As Carolyn reaches the club to stop the party, furious, Alex sees the stripper cake brought out for display. Inside, the half-awake Zoe, who is covered in alcohol, lights a lighter and accidentally sets herself on fire, erupting from the cake in flames. The party-goers scurry out after Zoe falls on the ground outside and Brigg uses a fire extinguisher on her severely burned body. She soon dies. Brigg rushes in to find Skye. Skye finally escapes from the upper level of the club and finds her mother telling Rotter to let Alex go as he holds a knife to her throat. Rotter then reveals his present to Skye—Ted's head in a plastic bag. Alex cries and as Rotter prepares to kill Alex, Carolyn explains to Rotter that Alex is actually his daughter too, but she refused to leave Alex with him, causing Charlie to hesitate. Carolyn then blames Skye for what has happened and Rotter, offended by this, lets Alex go and slits Carolyn's throat instead, killing her. Skye and Alex run and hide but Charlie foils all their attempts. Skye refuses to let her father kill Alex and tries to convince him that she is family; Rotter admits he loves Skye. They begin a touching moment but upon seeing Alex running, goes after her instead. Just as he is about to stab her, Brigg arrives and tackles Rotter. Brigg begins to beat him up, but Skye says to let him go. As Rotter lies on the ground in pain, he tearfully tells Skye that all that he did was for her. Skye stabs him in the heart, finally killing Rotter and ending his reign of terror.
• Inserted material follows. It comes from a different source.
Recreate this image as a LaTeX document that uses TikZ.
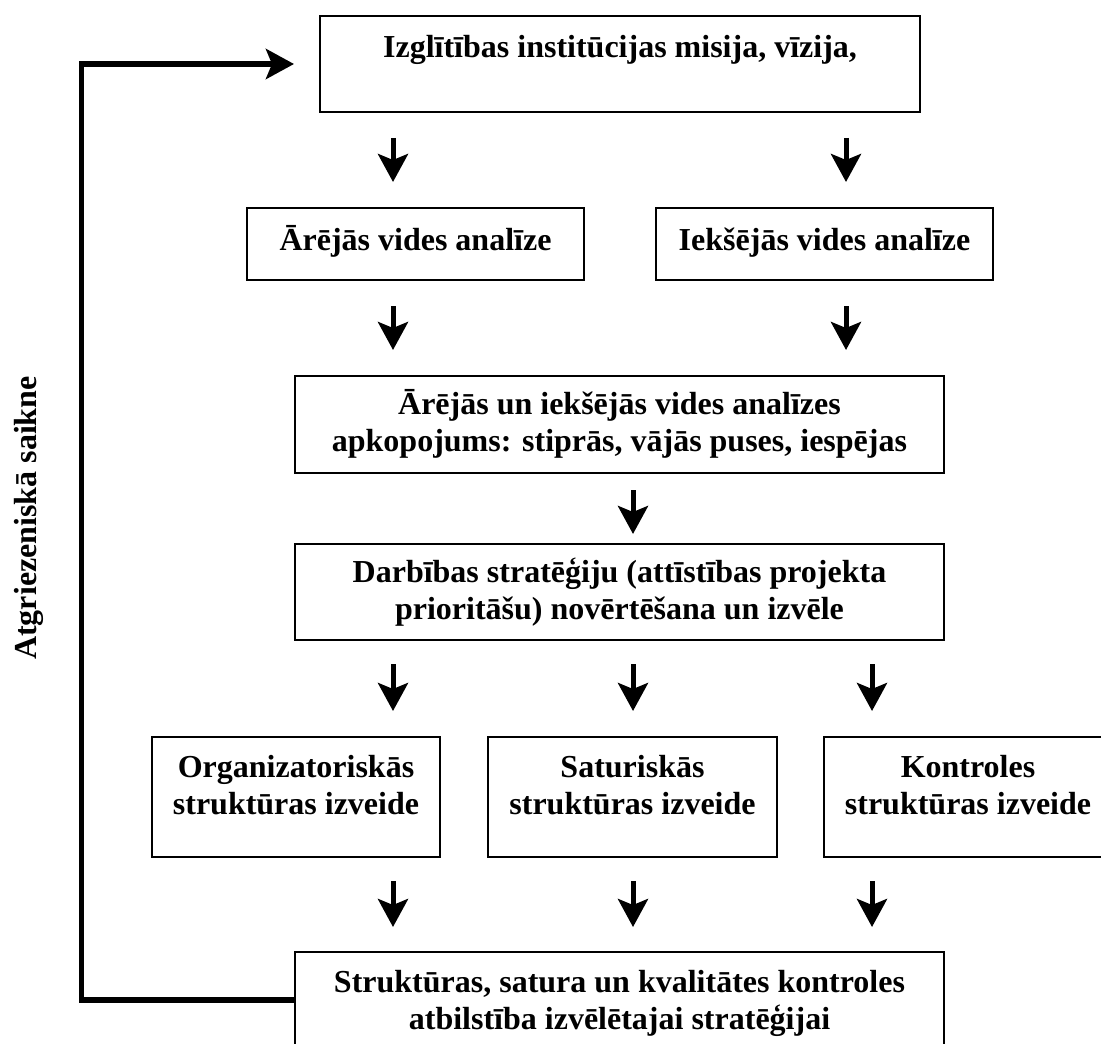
\documentclass[tikz,border=0pt]{standalone}
\usepackage{fontspec}
\setmainfont{Liberation Serif}
\usetikzlibrary{arrows.meta}
\begin{document}
\begin{tikzpicture}[x=0.5pt, y=-0.5pt,
  frame/.style={draw, line width=1pt, inner sep=0pt},
  txt/.style={font=\bfseries\fontsize{16pt}{18.75pt}\selectfont, align=center, inner sep=0pt},
  tip/.tip={Stealth[length=14pt, width=15pt, inset=3pt]},
  arr/.style={line width=2.5pt, -tip},
  fbline/.style={line width=2.75pt, -tip}]
\path[use as bounding box] (0,0) rectangle (1101,1043);
\clip (0,0) rectangle (1101,1043);

% boxes
\node[frame, minimum width=300pt, minimum height=48pt] (top) at (620,64) {};
\node[frame, minimum width=168.5pt, minimum height=36pt] (arej) at (415.5,244) {};
\node[frame, minimum width=168.5pt, minimum height=36pt] (iek) at (824.5,244) {};
\node[frame, minimum width=324.5pt, minimum height=48.5pt] (apkop) at (619.5,424.5) {};
\node[frame, minimum width=324.5pt, minimum height=48pt] (darb) at (619.5,592) {};
\node[frame, minimum width=144pt, minimum height=60pt] (org) at (296,797) {};
\node[frame, minimum width=144.5pt, minimum height=60pt] (sat) at (632.5,797) {};
\node[frame, minimum width=144pt, minimum height=60pt] (kont) at (968,797) {};
\node[frame, minimum width=324.5pt, minimum height=60pt] (bot) at (619.5,1012) {};

% texts (base anchor = baseline of the last line)
\node[txt, anchor=base] (topT) at (620,58) {Izglītības institūcijas misija, vīzija,};
\node[txt, anchor=base] (arejT) at (415.5,250) {Ārējās vides analīze};
\node[txt, anchor=base] (iekT) at (824.5,250) {Iekšējās vides analīze};
\node[txt, anchor=base] (apkopT) at (619.5,451.5) {Ārējās un iekšējās vides analīzes\\apkopojums: stiprās, vājās puses, iespējas};
\node[txt, anchor=base] (darbT) at (619.5,619.5) {Darbības stratēģiju (attīstības projekta\\prioritāšu) novērtēšana un izvēle};
\node[txt, anchor=base] (orgT) at (296,814.5) {Organizatoriskās\\struktūras izveide};
\node[txt, anchor=base] (satT) at (632.5,814.5) {Saturiskās\\struktūras izveide};
\node[txt, anchor=base] (kontT) at (968,814.5) {Kontroles\\struktūras izveide};
\node[txt, anchor=base] (botT) at (619.5,1029.5) {Struktūras, satura un kvalitātes kontroles\\atbilstība izvēlētajai stratēģijai};
\node[txt, anchor=base, rotate=90] (fbT) at (36,518) {Atgriezeniskā saikne};

% arrow columns
\coordinate (cA) at (393,0);
\coordinate (cB) at (846,0);
\coordinate (cC) at (633,0);
\coordinate (cD) at (872,0);

% flow arrows
\draw[arr, shorten <=12.5pt, shorten >=12.5pt] (top.south -| cA) -- (arej.north -| cA);
\draw[arr, shorten <=12.5pt, shorten >=12.5pt] (top.south -| cB) -- (iek.north -| cB);
\draw[arr, shorten <=12.5pt, shorten >=12.5pt] (arej.south -| cA) -- (apkop.north -| cA);
\draw[arr, shorten <=12.5pt, shorten >=12.5pt] (iek.south -| cB) -- (apkop.north -| cB);
\draw[arr, shorten <=8pt, shorten >=4.5pt] (apkop.south -| cC) -- (darb.north -| cC);
\draw[arr, shorten <=11.5pt, shorten >=12.5pt] (darb.south -| cA) -- (org.north -| cA);
\draw[arr, shorten <=11.5pt, shorten >=12.5pt] (darb.south -| cC) -- (sat.north -| cC);
\draw[arr, shorten <=11.5pt, shorten >=12.5pt] (darb.south -| cD) -- (kont.north -| cD);
\draw[arr, shorten <=11.5pt, shorten >=12pt] (org.south -| cA) -- (bot.north -| cA);
\draw[arr, shorten <=11.5pt, shorten >=12pt] (sat.south -| cC) -- (bot.north -| cC);
\draw[arr, shorten <=11.5pt, shorten >=12pt] (kont.south -| cD) -- (bot.north -| cD);

% feedback loop
\coordinate (fbY) at (0,1000);
\coordinate (fbCorner) at (81.5,1000);
\draw[fbline] (bot.west |- fbY) -- (fbCorner) |- ([xshift=-12.5pt]top.west);
\end{tikzpicture}
\end{document}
Some time later, Alex is in therapy and lives with her grandparents. Skye lives with Brigg and his family back home. Alex tells her therapist that she has no harsh feelings towards Skye for the murders of her family and friends, but she later goes into the bathroom and looks at a picture of herself and Skye on her phone. Alex smashes a mirror, suggesting that she does blame Skye for the massacre.

==Reception==
Scott Foy of Dread Central rated it 3/5 stars and called it "a more well-rounded, less campy feature than part one" that works.

==Release==
The film was released on home video on November 2, 2010. The DVD contains cast interviews as the only bonus feature.